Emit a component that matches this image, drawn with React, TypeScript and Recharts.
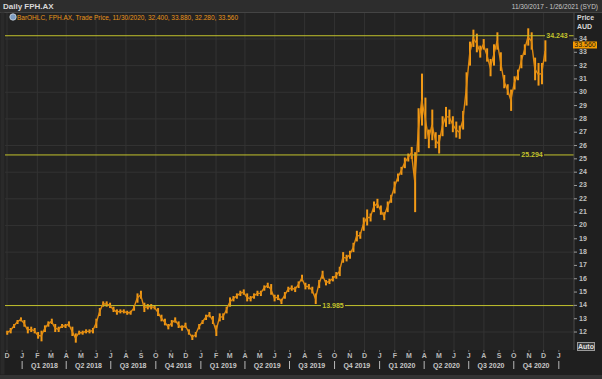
import React from 'react';
import { ComposedChart, Bar, Line, XAxis, YAxis, CartesianGrid, ReferenceLine } from 'recharts';

// weekly bars, first week starting 1 Dec 2017
const START = Date.UTC(2017, 11, 1);
const DAY = 86400000;

const lows = [
  11.8, 11.9, 12.3, 12.6, 12.8, 12.4, 11.9, 12.0, 11.9, 11.5,
  11.3, 12.0, 12.4, 12.6, 12.0, 12.0, 12.3, 12.3, 12.4, 11.7,
  11.2, 11.8, 11.8, 11.9, 11.9, 11.9, 12.3, 13.2, 13.9, 13.9,
  13.8, 13.5, 13.3, 13.4, 13.4, 13.3, 13.3, 13.6, 14.2, 14.5,
  13.5, 13.7, 13.7, 13.7, 13.2, 12.8, 12.5, 12.2, 12.4, 12.7,
  12.3, 12.1, 12.3, 11.8, 11.4, 11.6, 12.2, 12.6, 12.9, 13.1,
  12.6, 11.7, 12.8, 12.9, 13.4, 13.9, 14.3, 14.5, 14.7, 14.8,
  14.3, 14.3, 14.5, 14.7, 14.7, 15.1, 15.3, 14.8, 14.3, 14.4,
  14.1, 14.5, 15.0, 15.1, 15.0, 15.3, 15.8, 15.2, 15.2, 14.9,
  14.1, 15.3, 16.0, 15.5, 15.6, 15.8, 16.0, 16.2, 17.2, 17.3,
  17.5, 18.0, 18.8, 19.0, 19.6, 20.0, 20.3, 21.0, 21.3, 20.8,
  20.4, 21.0, 21.7, 22.4, 23.3, 23.8, 24.3, 24.8, 25.0, 21.0,
  25.5, 27.5, 26.5, 25.8, 26.4, 25.8, 25.4, 26.7, 27.4, 27.6,
  27.0, 26.6, 26.5, 27.2, 29.0, 32.0, 33.4, 33.0, 32.6, 33.2,
  32.3, 31.2, 32.0, 33.2, 31.6, 30.3, 29.8, 28.6, 30.2, 30.9,
  31.8, 32.8, 33.5, 33.2, 30.9, 30.5, 30.6, 32.3,
];

const highs = [
  12.1, 12.3, 12.6, 12.9, 13.1, 12.9, 12.4, 12.4, 12.3, 12.0,
  12.1, 12.5, 12.8, 13.0, 12.6, 12.4, 12.6, 12.6, 12.8, 12.4,
  11.9, 12.1, 12.1, 12.2, 12.2, 12.3, 13.0, 13.8, 14.3, 14.3,
  14.2, 13.9, 13.7, 13.7, 13.7, 13.6, 13.6, 14.0, 14.9, 15.1,
  14.2, 14.1, 14.1, 14.0, 13.8, 13.3, 13.0, 12.6, 12.9, 13.1,
  12.8, 12.5, 12.7, 12.2, 11.8, 12.0, 12.6, 12.9, 13.3, 13.5,
  13.2, 12.5, 13.4, 13.4, 13.9, 14.6, 14.7, 14.9, 15.1, 15.2,
  14.9, 14.7, 14.9, 15.1, 15.1, 15.5, 15.7, 15.6, 14.8, 14.8,
  14.5, 15.0, 15.4, 15.5, 15.4, 15.8, 16.3, 15.7, 15.6, 15.4,
  14.9, 15.9, 16.6, 15.9, 16.0, 16.2, 16.5, 16.9, 18.0, 17.8,
  18.1, 18.7, 19.6, 19.5, 20.6, 21.2, 20.9, 21.8, 22.0, 21.5,
  21.0, 21.8, 22.3, 23.3, 23.9, 24.4, 25.1, 25.4, 25.9, 25.5,
  28.8, 31.4, 29.6, 27.2, 28.7, 27.0, 26.8, 28.2, 28.9, 28.7,
  28.2, 27.8, 27.5, 28.6, 31.5, 33.8, 34.7, 34.4, 33.5, 34.0,
  33.3, 32.5, 33.6, 34.5, 33.0, 31.3, 30.6, 30.2, 31.2, 31.7,
  32.8, 33.6, 34.8, 34.5, 32.6, 32.2, 32.2, 33.9,
];

const levels = [34.243, 25.294, 13.985];
const levelLabelX = [557, 532, 333];

const priceTicks = [12, 13, 14, 15, 16, 17, 18, 19, 20, 21, 22, 23, 24, 25, 26, 27, 28, 29, 30, 31, 32, 33, 34];
const gridPrices = [12, 14, 16, 18, 20, 22, 24, 26, 28, 30, 32, 34];

const MONTH_LETTERS = ['J', 'F', 'M', 'A', 'M', 'J', 'J', 'A', 'S', 'O', 'N', 'D'];
const QUARTERS = [
  'Q1 2018', 'Q2 2018', 'Q3 2018', 'Q4 2018',
  'Q1 2019', 'Q2 2019', 'Q3 2019', 'Q4 2019',
  'Q1 2020', 'Q2 2020', 'Q3 2020', 'Q4 2020',
];

const monthTicks: number[] = [];
for (let k = 0; k <= 37; k++) {
  monthTicks.push(Math.round((Date.UTC(2017, 11 + k, 1) - START) / DAY));
}
const gridMonths = monthTicks.filter((_, k) => k % 2 === 0);

const data = lows.map((lo, i) => ({ d: i * 7, range: [lo, highs[i]], mid: (lo + highs[i]) / 2 }));

const FONT = '"Liberation Sans", Arial, sans-serif';
const YELLOW = '#c2c22c';
const ORANGE = '#f29a16';

function MonthTick(props: any) {
  const { x, payload } = props;
  const dt = new Date(START + payload.value * DAY);
  const m = dt.getUTCMonth();
  const qi = (dt.getUTCFullYear() - 2018) * 4 + m / 3;
  const qStart = m % 3 === 0 && payload.value > 0;
  return (
    <g>
      <line x1={x} x2={x} y1={350} y2={352} stroke="#6a6a6a" />
      <text x={x} y={358} textAnchor="middle" fill="#b8b8b8" fontSize={7} fontWeight="bold" fontFamily={FONT}>
        {MONTH_LETTERS[m]}
      </text>
      {qStart && <line x1={x} x2={x} y1={361} y2={369} stroke="#b8b8b8" />}
      {qStart && QUARTERS[qi] && (
        <text x={x + 22.3} y={367.5} textAnchor="middle" fill="#c8c8c8" fontSize={7} fontWeight="bold" fontFamily={FONT}>
          {QUARTERS[qi]}
        </text>
      )}
    </g>
  );
}

function PriceTick(props: any) {
  const { y, payload } = props;
  return (
    <g>
      <line x1={574} x2={577} y1={y} y2={y} stroke="#9a9a9a" />
      <text x={579} y={y + 2} fill="#c0c0c0" fontSize={7} fontWeight="bold" fontFamily={FONT}>
        {payload.value}
      </text>
    </g>
  );
}

function LevelLabel(props: any) {
  const { viewBox, cx, text } = props;
  const y = viewBox.y;
  return (
    <g>
      <rect x={cx - 12} y={y - 4} width={24} height={8} fill="#232323" />
      <text x={cx} y={y + 2.5} textAnchor="middle" fill={YELLOW} fontSize={7} fontWeight="bold" fontFamily={FONT}>
        {text}
      </text>
    </g>
  );
}

export default function App() {
  return (
    <div style={{ position: 'fixed', left: 0, top: 0, width: 602, height: 379, background: '#1f1f1f', overflow: 'hidden' }}>
      <ComposedChart width={602} height={379} data={data} margin={{ top: 13, right: 0, bottom: 0, left: 5 }}>
        <CartesianGrid
          fill="#232323"
          stroke="#333333"
          horizontalValues={gridPrices}
          verticalValues={gridMonths}
        />
        <XAxis
          type="number"
          dataKey="d"
          domain={[-4, 1158]}
          allowDataOverflow
          ticks={monthTicks}
          interval={0}
          tick={<MonthTick />}
          tickLine={false}
          axisLine={false}
          height={29}
        />
        <YAxis
          orientation="right"
          type="number"
          domain={[10.65, 35.95]}
          allowDataOverflow
          ticks={priceTicks}
          interval={0}
          tick={<PriceTick />}
          tickLine={false}
          axisLine={{ stroke: '#4a4a4a' }}
          width={28}
        />
        {levels.map((v, k) => (
          <ReferenceLine
            key={v}
            y={v}
            stroke={YELLOW}
            strokeWidth={1}
            label={<LevelLabel cx={levelLabelX[k]} text={v.toFixed(3)} />}
          />
        ))}
        <Bar dataKey="range" fill={ORANGE} barSize={2} isAnimationActive={false} />
        <Line dataKey="mid" type="linear" stroke="#e08a10" strokeWidth={1.4} dot={false} isAnimationActive={false} />
      </ComposedChart>
      <svg width={602} height={379} style={{ position: 'absolute', left: 0, top: 0, pointerEvents: 'none' }}>
        <rect x={0} y={0} width={602} height={12} fill="#2d2d2d" />
        <line x1={0} x2={602} y1={12.5} y2={12.5} stroke="#444" />
        <rect x={0.5} y={12.5} width={4} height={362} fill="#2a2a2a" />
        <rect x={0} y={375} width={602} height={4} fill="#333" />
        <text x={3} y={9} fill="#d8d8d8" fontSize={8} fontWeight="bold" fontFamily={FONT}>Daily FPH.AX</text>
        <text x={598} y={9} textAnchor="end" fill="#c8c8c8" fontSize={6.5} fontFamily={FONT}>
          11/30/2017 - 1/26/2021 (SYD)
        </text>
        <circle cx={13} cy={17} r={3.2} fill="#7d9cc0" stroke="#d0d8e0" strokeWidth={0.8} />
        <text x={17} y={19.5} fill="#e8951a" fontSize={7} fontFamily={FONT} textLength={221} lengthAdjust="spacingAndGlyphs">
          BarOHLC, FPH.AX, Trade Price, 11/30/2020, 32.400, 33.880, 32.280, 33.560
        </text>
        <text x={577} y={19.5} fill="#d8d8d8" fontSize={7} fontWeight="bold" fontFamily={FONT}>Price</text>
        <text x={577} y={28.5} fill="#d8d8d8" fontSize={7} fontWeight="bold" fontFamily={FONT}>AUD</text>
        <rect x={573} y={41.5} width={24} height={7} fill="#f59c00" />
        <text x={585} y={47.3} textAnchor="middle" fill="#1a1a1a" fontSize={7} fontFamily={FONT}>33.560</text>
        <rect x={577.5} y={342.5} width={17} height={8} fill="#3a3a3a" stroke="#9a9a9a" />
        <text x={586} y={349} textAnchor="middle" fill="#e0e0e0" fontSize={7} fontWeight="bold" fontFamily={FONT}>Auto</text>
      </svg>
    </div>
  );
}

++++++++++

Instructions for the task: Return only the lines from the start of the data through the line that contains "const DAY = 86400000;", please, copying them exactly and omitting all pictures.

Output for this exercise:
Emit a component that matches this image, drawn with React, TypeScript and Recharts.
import React from 'react';
import { ComposedChart, Bar, Line, XAxis, YAxis, CartesianGrid, ReferenceLine } from 'recharts';

// weekly bars, first week starting 1 Dec 2017
const START = Date.UTC(2017, 11, 1);
const DAY = 86400000;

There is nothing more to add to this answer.